## Short exercise
From the first line of the listing below, retype each line up to and including the one with "const Y_LABEL = 'Amplituda strumienia [dB]';"; pictures stay out.

◇ ◇ ◇ ◇ ◇ ◇ ◇

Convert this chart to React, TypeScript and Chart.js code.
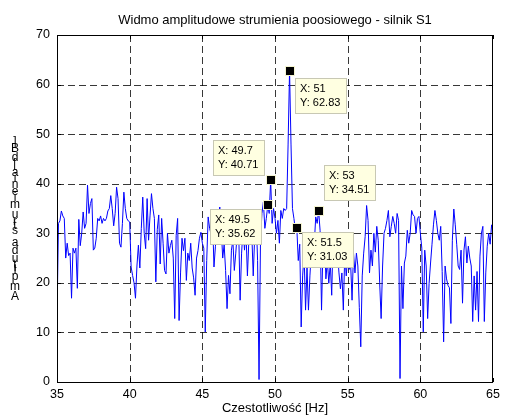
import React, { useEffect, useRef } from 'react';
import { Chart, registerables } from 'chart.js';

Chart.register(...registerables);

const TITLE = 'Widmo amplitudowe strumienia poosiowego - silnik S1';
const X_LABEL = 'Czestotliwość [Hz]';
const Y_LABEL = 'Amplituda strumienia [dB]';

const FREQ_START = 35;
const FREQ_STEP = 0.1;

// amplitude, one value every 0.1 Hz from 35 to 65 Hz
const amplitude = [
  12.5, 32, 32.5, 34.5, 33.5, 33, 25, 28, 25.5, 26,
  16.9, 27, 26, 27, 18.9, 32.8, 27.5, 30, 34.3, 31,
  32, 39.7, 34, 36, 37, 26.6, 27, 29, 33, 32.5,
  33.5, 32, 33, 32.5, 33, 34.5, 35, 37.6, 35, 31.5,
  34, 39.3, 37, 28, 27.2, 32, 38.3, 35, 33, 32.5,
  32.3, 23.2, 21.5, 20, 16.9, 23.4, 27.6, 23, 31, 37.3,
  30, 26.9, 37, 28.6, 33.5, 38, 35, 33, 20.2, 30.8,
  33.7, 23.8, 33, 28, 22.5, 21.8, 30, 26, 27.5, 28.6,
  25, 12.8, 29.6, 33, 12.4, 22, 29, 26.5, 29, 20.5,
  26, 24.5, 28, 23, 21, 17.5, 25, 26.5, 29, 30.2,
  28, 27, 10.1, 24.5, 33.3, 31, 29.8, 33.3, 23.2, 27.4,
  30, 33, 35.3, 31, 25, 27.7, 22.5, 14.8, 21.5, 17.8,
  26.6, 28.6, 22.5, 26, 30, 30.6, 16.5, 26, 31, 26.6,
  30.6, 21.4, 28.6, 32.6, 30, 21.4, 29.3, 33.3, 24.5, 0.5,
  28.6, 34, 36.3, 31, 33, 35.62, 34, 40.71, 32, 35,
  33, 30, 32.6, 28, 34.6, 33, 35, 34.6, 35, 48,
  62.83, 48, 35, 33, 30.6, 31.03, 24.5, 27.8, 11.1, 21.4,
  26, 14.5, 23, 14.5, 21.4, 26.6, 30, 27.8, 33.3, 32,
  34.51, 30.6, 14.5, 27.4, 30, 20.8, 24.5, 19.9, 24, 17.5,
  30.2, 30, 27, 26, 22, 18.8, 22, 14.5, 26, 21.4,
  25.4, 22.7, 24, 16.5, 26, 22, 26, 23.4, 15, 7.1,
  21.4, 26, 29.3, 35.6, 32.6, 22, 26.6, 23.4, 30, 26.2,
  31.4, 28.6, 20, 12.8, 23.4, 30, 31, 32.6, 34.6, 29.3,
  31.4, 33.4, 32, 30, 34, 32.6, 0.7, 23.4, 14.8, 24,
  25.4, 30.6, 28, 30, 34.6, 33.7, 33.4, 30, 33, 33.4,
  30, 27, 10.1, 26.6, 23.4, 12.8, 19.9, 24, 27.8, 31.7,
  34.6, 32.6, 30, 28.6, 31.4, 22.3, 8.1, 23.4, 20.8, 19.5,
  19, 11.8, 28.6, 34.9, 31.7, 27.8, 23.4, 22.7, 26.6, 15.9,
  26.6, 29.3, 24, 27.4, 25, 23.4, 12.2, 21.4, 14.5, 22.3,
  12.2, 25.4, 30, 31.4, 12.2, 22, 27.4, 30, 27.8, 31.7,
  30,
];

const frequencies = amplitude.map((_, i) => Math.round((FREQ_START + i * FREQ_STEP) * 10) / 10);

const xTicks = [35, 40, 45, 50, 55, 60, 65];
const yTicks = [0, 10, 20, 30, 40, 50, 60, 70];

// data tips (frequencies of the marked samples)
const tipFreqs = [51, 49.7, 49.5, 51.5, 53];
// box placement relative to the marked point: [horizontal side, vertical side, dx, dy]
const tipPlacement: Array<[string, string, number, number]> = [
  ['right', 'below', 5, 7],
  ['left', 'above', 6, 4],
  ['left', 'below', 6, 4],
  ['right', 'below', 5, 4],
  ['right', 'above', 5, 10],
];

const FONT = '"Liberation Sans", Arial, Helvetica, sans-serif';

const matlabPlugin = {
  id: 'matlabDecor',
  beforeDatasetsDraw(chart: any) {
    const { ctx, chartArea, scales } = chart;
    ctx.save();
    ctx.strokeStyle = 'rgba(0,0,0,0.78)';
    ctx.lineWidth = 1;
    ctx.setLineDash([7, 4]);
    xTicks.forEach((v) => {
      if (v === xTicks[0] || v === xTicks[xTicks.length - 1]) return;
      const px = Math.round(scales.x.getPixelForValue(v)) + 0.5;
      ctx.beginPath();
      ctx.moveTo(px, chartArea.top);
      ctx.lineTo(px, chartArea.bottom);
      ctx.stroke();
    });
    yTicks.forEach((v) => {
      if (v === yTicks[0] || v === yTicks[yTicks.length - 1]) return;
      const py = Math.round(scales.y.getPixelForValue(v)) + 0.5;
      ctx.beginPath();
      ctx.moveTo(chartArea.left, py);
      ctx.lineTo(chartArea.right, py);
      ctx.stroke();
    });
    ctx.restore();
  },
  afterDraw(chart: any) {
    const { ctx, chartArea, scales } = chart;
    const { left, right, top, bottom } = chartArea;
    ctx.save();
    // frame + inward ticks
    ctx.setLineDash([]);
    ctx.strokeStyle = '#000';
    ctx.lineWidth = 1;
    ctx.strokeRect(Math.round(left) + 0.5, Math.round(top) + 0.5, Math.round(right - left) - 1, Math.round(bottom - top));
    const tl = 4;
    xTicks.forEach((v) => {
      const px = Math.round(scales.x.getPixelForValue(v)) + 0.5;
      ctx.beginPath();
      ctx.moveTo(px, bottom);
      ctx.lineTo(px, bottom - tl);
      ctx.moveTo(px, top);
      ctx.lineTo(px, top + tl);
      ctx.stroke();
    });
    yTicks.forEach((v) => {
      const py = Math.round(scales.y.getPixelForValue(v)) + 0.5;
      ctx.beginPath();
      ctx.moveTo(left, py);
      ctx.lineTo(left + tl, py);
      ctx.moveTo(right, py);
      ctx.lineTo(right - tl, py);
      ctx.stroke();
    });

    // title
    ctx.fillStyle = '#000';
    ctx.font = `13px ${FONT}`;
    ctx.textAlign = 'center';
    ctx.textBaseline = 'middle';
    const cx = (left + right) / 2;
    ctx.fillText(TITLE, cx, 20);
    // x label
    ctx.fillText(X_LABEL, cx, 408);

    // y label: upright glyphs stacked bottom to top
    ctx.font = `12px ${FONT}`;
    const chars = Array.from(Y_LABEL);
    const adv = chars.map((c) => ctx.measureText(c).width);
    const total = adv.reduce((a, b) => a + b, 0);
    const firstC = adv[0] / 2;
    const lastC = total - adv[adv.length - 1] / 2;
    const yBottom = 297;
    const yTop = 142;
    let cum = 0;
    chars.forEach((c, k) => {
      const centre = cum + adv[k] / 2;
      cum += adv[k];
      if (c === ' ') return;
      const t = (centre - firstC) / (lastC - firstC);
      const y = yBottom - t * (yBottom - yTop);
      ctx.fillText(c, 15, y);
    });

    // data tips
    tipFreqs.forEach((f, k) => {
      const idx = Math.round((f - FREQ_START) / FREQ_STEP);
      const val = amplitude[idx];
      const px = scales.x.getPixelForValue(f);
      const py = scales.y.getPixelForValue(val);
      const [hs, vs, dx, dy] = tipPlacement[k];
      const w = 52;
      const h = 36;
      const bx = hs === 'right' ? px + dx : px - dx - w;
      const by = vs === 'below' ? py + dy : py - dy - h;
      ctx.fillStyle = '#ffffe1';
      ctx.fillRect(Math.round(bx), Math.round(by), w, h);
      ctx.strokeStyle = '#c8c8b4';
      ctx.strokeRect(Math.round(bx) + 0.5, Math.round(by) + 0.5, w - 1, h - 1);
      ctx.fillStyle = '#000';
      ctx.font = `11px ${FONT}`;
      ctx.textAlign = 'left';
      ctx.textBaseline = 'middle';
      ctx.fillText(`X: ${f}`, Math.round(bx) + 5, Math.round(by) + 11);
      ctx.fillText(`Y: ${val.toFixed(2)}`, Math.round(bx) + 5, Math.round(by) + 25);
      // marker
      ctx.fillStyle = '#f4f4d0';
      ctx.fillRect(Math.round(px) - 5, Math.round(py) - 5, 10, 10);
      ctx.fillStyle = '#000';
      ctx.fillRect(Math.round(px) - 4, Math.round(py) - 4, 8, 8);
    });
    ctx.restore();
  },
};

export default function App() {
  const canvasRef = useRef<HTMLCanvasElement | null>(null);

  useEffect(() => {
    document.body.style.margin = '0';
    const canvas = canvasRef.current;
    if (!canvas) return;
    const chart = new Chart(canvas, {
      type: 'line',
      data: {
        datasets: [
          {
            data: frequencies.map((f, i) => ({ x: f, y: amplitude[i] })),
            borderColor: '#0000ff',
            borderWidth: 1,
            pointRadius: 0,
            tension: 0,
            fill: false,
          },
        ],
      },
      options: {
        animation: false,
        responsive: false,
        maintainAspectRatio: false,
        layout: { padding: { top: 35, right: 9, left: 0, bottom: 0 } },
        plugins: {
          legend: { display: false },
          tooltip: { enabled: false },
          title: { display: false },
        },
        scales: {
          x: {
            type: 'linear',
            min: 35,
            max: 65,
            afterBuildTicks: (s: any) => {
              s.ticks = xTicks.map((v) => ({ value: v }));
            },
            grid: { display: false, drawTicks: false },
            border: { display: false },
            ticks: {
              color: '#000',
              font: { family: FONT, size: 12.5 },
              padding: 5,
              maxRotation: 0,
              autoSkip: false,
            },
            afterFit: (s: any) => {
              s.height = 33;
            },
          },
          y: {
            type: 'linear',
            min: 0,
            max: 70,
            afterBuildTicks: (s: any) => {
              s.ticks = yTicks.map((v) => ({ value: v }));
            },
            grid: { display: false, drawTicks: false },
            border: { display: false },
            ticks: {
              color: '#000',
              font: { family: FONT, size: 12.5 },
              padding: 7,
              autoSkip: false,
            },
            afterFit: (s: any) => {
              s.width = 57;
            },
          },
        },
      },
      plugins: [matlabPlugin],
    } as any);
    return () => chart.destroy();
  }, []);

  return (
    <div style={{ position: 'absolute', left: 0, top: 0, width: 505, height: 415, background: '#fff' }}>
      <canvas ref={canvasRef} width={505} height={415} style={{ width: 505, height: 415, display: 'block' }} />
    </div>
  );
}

◇ ◇ ◇ ◇ ◇ ◇ ◇

## Full answer
Convert this chart to React, TypeScript and Chart.js code.
import React, { useEffect, useRef } from 'react';
import { Chart, registerables } from 'chart.js';

Chart.register(...registerables);

const TITLE = 'Widmo amplitudowe strumienia poosiowego - silnik S1';
const X_LABEL = 'Czestotliwość [Hz]';
const Y_LABEL = 'Amplituda strumienia [dB]';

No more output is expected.